When it comes to bad luck, there are few superstitions as pervasive in Western culture as that of Friday the 13th. Like crossing paths with a black cat and breaking a mirror, the notion of a day that can bring misfortune is deeply embedded — even if believers can’t quite explain why.
There’s even a name to describe the irrational dread of the date: paraskevidekatriaphobia — a specialized form of triskaidekaphobia, a fear of the number 13.
While Friday the 13th may feel like a rare phenomenon, our Gregorian calendar means that the 13th of any month is slightly more likely to fall on a Friday than any other day of the week.
It is not, however, a universal superstition: In Greece and Spanish-speaking countries, it is Tuesday the 13th that is considered a day of bad luck, while in Italy, it is Friday the 17th that is met with fear.
Whatever the origin, religious or secular, Friday plus 13 equals a paralyzing, debilitating fear for millions of Americans.
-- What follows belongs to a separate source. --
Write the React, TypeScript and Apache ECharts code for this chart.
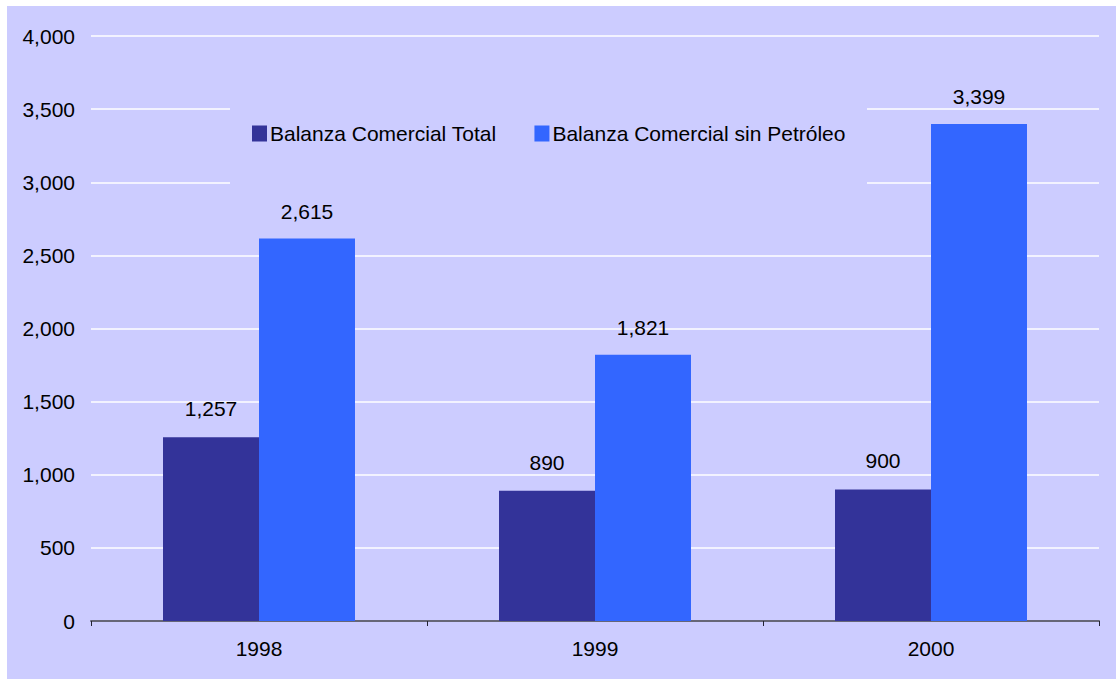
import React, { useEffect, useRef } from "react";
import * as echarts from "echarts";

const categories = ["1998", "1999", "2000"];
const totalValues = [1257, 890, 900];
const sinPetroleoValues = [2615, 1821, 3399];
const seriesNames = ["Balanza Comercial Total", "Balanza Comercial sin Petróleo"];

const fmt = (v: number) => v.toLocaleString("en-US");
const FONT = "Liberation Sans, Arial, sans-serif";

export default function App() {
  const ref = useRef<HTMLDivElement>(null);
  useEffect(() => {
    if (!ref.current) return;
    const chart = echarts.init(ref.current, undefined, { renderer: "svg" });
    chart.setOption({
      animation: false,
      backgroundColor: "#ffffff",
      textStyle: { fontFamily: FONT },
      graphic: [
        { type: "rect", z: -10, shape: { x: 7, y: 6, width: 1109, height: 673 }, style: { fill: "#CCCCFF" } },
        { type: "rect", z: 1, shape: { x: 230, y: 92, width: 637, height: 100 }, style: { fill: "#CCCCFF" } },
      ],
      legend: {
        left: 247,
        top: 118,
        itemWidth: 15,
        itemHeight: 16,
        itemGap: 38,
        icon: "rect",
        z: 5,
        textStyle: { fontSize: 21, color: "#000", fontFamily: FONT, padding: [0, 0, 0, -2] },
        data: seriesNames,
      },
      grid: { left: 91, right: 17, top: 36, bottom: 58, containLabel: false },
      xAxis: {
        type: "category",
        data: categories,
        axisLine: { lineStyle: { color: "#666677", width: 2 } },
        axisTick: { show: true, length: 5, lineStyle: { color: "#222233" } },
        axisLabel: { fontSize: 21, color: "#000", margin: 17, fontFamily: FONT },
      },
      yAxis: {
        type: "value",
        min: 0,
        max: 4000,
        interval: 500,
        axisLine: { show: false },
        axisTick: { show: false },
        splitLine: { lineStyle: { color: "#ffffff", width: 1.5 } },
        axisLabel: { fontSize: 21, color: "#000", margin: 16, fontFamily: FONT, formatter: (v: number) => fmt(v) },
      },
      series: [
        {
          name: seriesNames[0],
          type: "bar",
          data: totalValues,
          barWidth: 96,
          barGap: "0%",
          z: 3,
          itemStyle: { color: "#333399" },
          label: { show: true, position: "top", distance: 18, fontSize: 21, color: "#000", fontFamily: FONT, formatter: (p: any) => fmt(p.value) },
        },
        {
          name: seriesNames[1],
          type: "bar",
          data: sinPetroleoValues,
          barWidth: 96,
          barGap: "0%",
          z: 3,
          itemStyle: { color: "#3366FF" },
          label: { show: true, position: "top", distance: 17, fontSize: 21, color: "#000", fontFamily: FONT, formatter: (p: any) => fmt(p.value) },
        },
      ],
    });
    return () => chart.dispose();
  }, []);
  return <div ref={ref} style={{ position: "fixed", left: 0, top: 0, width: 1116, height: 679 }} />;
}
Paraskevidekatriaphobia, as coined by psychotherapist Donald Dossey of the Stress Management Center-Phobia Institute in Ashville, N.C., bedevils “people with blind, unreasoning fear of this day and date, as opposed to those who have a clear, reasonable fear of not being able to say that word,” according to the institute’s website.
Dossey tells patients, “Paraskevidekatriaphobia – when you learn to pronounce it, you’re cured.”
Unpronounceable phobias have an ironic identification…
Sesquipedaliophobia is the fear of long words, which has morphed into the contrived word hippopotomonstrosesquipedaliophobia.
By either spelling, of course, sufferers would be hard-pressed to read between the lines.